I love the Labour Party dearly. As an activist, I have given huge chunks of the last 18 years of my life to trying to get individuals as well as the party itself elected to office – sometimes successfully and sometimes not. I have seen a lot of strategies come and go, and based on my experience and observations I would like to offer some constructive advice to the team ahead of a make or break election year coming into full swing. I hope my advice is taken in the spirit it is offered. Not as the ravings of a washed up cynical hack (something I may or may not be…) but more as a concerned friend.
On that note, here are ten steps to victory for Labour in 2017:
1. Bolster the backroom team with people who have a record of winning big important elections. If this means bringing people in from overseas – this is would be the best use of money all year provided they can work within a New Zealand context.
2. Stop using impersonal voter contact techniques imported from the US. They are designed for states where some counties have twice the population of New Zealand. There are much more effective ways to reach New Zealand voters. Clue: There is no substitute for face to face contact.
3. Stop thinking that turnout strategies can save you. The number one turnout strategy you need to focus on is giving people a reason to vote for you. Party machines only help turnout along – they don’t drive it. Getting a Labour government elected has to matter to people. The harsh reality is it doesn’t at the moment.
4. Get a vision that resonates with voters. I honestly can’t tell you what Labour’s vision is at the moment, and that’s been a problem for a very long time. People don’t know what we stand for.
5. Angry Andy is fine – it’s better than boring Andy! Passion is good, don’t listen to those who don’t have his best interests at heart on that. But he does need to focus a little bit more on making sure that every interview he does is authoritative, clear and concise.
6. Annette King has served well, but she needs to stand aside from the deputy leadership and the health portfolio. Having two Wellingtonians in the one and two spots looks terrible, as does having a deputy who served in the fourth Labour government. Further, as a former Minister of Health, Annette is not the best person to attack a system that she had a big role in putting in place. Health should be a key attack point in any centre left opposition. Jacinda Ardern and Iain Lees-Galloway should be promoted to deputy and health spokesperson respectively as soon as possible.

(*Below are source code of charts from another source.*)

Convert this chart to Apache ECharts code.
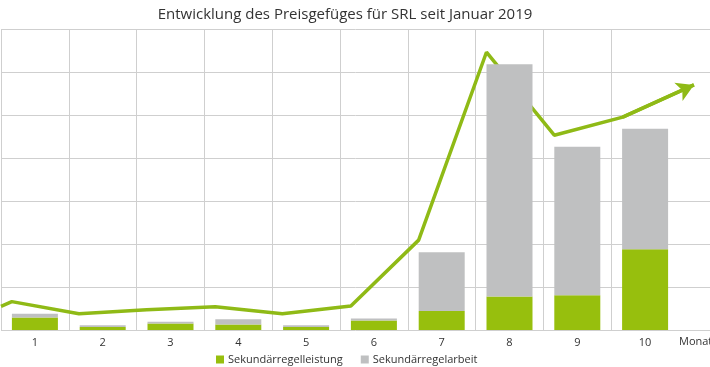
<!DOCTYPE html>
<html>
<head>
<meta charset="utf-8">
<script src="https://cdn.jsdelivr.net/npm/echarts@6/dist/echarts.min.js"></script>
<style>html,body{margin:0;padding:0;background:#fff}#c{width:710px;height:367px}</style>
</head>
<body>
<div id="c"></div>
<script>
// ---- data ----
var titleText = 'Entwicklung des Preisgefüges für SRL seit Januar 2019';
var months = ['1','2','3','4','5','6','7','8','9','10'];
var axisName = 'Monat';
var seriesNames = ['Sekundärregelleistung', 'Sekundärregelarbeit'];
var leistung = [0.29, 0.07, 0.15, 0.13, 0.07, 0.22, 0.44, 0.78, 0.81, 1.88];
var arbeit   = [0.09, 0.04, 0.04, 0.12, 0.04, 0.05, 1.37, 5.40, 3.45, 2.80];
// trend line (x in month units, y in grid units)
var trendX = [0.5, 0.66, 1.65, 2.65, 3.66, 4.65, 5.66, 6.66, 7.66, 8.66, 9.67];
var trendY = [0.55, 0.66, 0.38, 0.47, 0.54, 0.38, 0.56, 2.09, 6.46, 4.53, 4.95];
var arrowTip = [10.72, 5.70];

var green = '#97bf0d';
var lineGreen = '#8fba16';
var grey = '#bfc0c1';
var gridColor = '#cfcfcf';
var font = 'Open Sans';

var chart = echarts.init(document.getElementById('c'), null, {renderer: 'canvas'});
var trendData = trendX.map(function (x, i) { return [x, trendY[i]]; });
trendData.push(arrowTip);

chart.setOption({
  animation: false,
  textStyle: {fontFamily: font},
  title: {
    text: titleText, left: 340, top: 2, textAlign: 'center',
    textStyle: {fontFamily: font, fontSize: 15, fontWeight: 'normal', color: '#333'}
  },
  legend: {
    left: 211, top: 349, itemWidth: 8, itemHeight: 8, itemGap: 18,
    icon: 'rect',
    textStyle: {fontFamily: font, fontSize: 11, color: '#333', padding: [0,0,0,-1]},
    data: seriesNames
  },
  grid: [
    {left: 1, right: 31, top: 29, bottom: 37, containLabel: false, outerBoundsMode: 'none'},
    {left: 1, right: 0, top: 29, bottom: 37, containLabel: false, outerBoundsMode: 'none'}
  ],
  xAxis: [
    {
      type: 'category', gridIndex: 0, data: months,
      axisLine: {show: false}, axisTick: {show: false},
      axisLabel: {margin: 7, fontSize: 11, color: '#333', fontFamily: font, verticalAlign: 'top'},
      splitLine: {show: true, showMaxLine: false, lineStyle: {color: gridColor, width: 1}},
      name: axisName, nameLocation: 'end', nameGap: 0, nameMoveOverlap: false,
      nameTextStyle: {fontSize: 11, color: '#333', fontFamily: font, verticalAlign: 'top', align: 'left', padding: [6, 0, 0, 0]}
    },
    {
      type: 'value', gridIndex: 1, min: 0.5, max: 0.5 + 709 / 67.8,
      show: false
    }
  ],
  yAxis: [
    {type: 'value', gridIndex: 0, min: 0, max: 7, interval: 1, show: false},
    {
      type: 'value', gridIndex: 1, min: 0, max: 7, interval: 1,
      axisLine: {show: false}, axisTick: {show: false}, axisLabel: {show: false},
      splitLine: {show: true, lineStyle: {color: gridColor, width: 1}}
    }
  ],
  series: [
    {
      type: 'line', xAxisIndex: 1, yAxisIndex: 1, z: 1,
      data: trendData, symbol: 'none', silent: true,
      lineStyle: {color: lineGreen, width: 3.5},
      markLine: {
        silent: true, symbol: ['none', 'arrow'], symbolSize: [15, 17],
        label: {show: false},
        lineStyle: {color: lineGreen, width: 3.5, type: 'solid'},
        data: [[{coord: trendData[trendData.length - 2]}, {coord: arrowTip}]]
      }
    },
    {
      name: seriesNames[0], type: 'bar', stack: 's', xAxisIndex: 0, yAxisIndex: 0, z: 3,
      barWidth: 46, data: leistung, itemStyle: {color: green}
    },
    {
      name: seriesNames[1], type: 'bar', stack: 's', xAxisIndex: 0, yAxisIndex: 0, z: 3,
      barWidth: 46, data: arbeit, itemStyle: {color: grey}
    }
  ]
});
</script>
</body>
</html>
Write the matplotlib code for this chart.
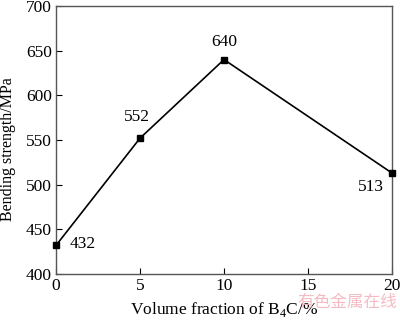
import matplotlib
matplotlib.use('Agg')
import matplotlib.pyplot as plt

plt.rcParams['font.family'] = ['Liberation Serif', 'DejaVu Serif']
plt.rcParams['mathtext.fontset'] = 'custom'
plt.rcParams['mathtext.rm'] = 'Liberation Serif'

# 体积分数と曲げ強度
volume = [0, 5, 10, 20]
strength = [432, 552, 640, 513]
labels = ['432', '552', '640', '513']
offsets = [(19, 1), (-2, 15), (0, 13), (-15, -10)]

fig = plt.figure(figsize=(4.0, 3.21), dpi=100)
ax = fig.add_axes([0.14, 0.1464, 0.84, 0.835])

ax.plot(volume, strength, 'k-', lw=1.2, marker='s', ms=4.5, clip_on=False, zorder=3)
for x, y, t, (dx, dy) in zip(volume, strength, labels, offsets):
    ax.annotate(t, (x, y), xytext=(dx, dy), textcoords='offset points',
                ha='center', va='center', fontsize=12.5)

ax.set_xlim(0, 20)
ax.set_ylim(400, 700)
ax.set_xticks([0, 5, 10, 15, 20])
ax.set_yticks([400, 450, 500, 550, 600, 650, 700])
ax.tick_params(direction='in', labelsize=12.5, length=4, width=0.8, colors='k', pad=3)
for s in ax.spines.values():
    s.set_color('#555555')
    s.set_linewidth(1.0)
ax.set_xlabel('Volume fraction of B$_4$C/%', fontsize=12.5, labelpad=4)
ax.set_ylabel('Bending strength/MPa', fontsize=11.5)
ax.yaxis.set_label_coords(-0.12, 0.465)

fig.text(0.993, 0.03, '有色金属在线', color='#f4b0b8', fontsize=12, ha='right', va='bottom',
         family=['Noto Sans CJK SC'], alpha=0.85, zorder=0)

fig.savefig('out.png', dpi=100)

7. Keep renewing the caucus. Every other party has done better than Labour on this front. Gone are the days when being an MP was a job for life. It’s absolutely vital that Labour is a fresh looking, heavy hitting, government in waiting. New MPs need to be diverse as well as adept at going on TV and selling Labour’s message.
8. Remember that elections are won and lost in Auckland, not Wellington. Run every decision you make through a lens of “how will this play in Auckland”? And if the answer is “I don’t know” find someone who does.
9. Never quote a Roy Morgan poll ever again.
10. Don’t think that just because Key is gone, things have gotten any easier. Keep driving forward as though he’s still there.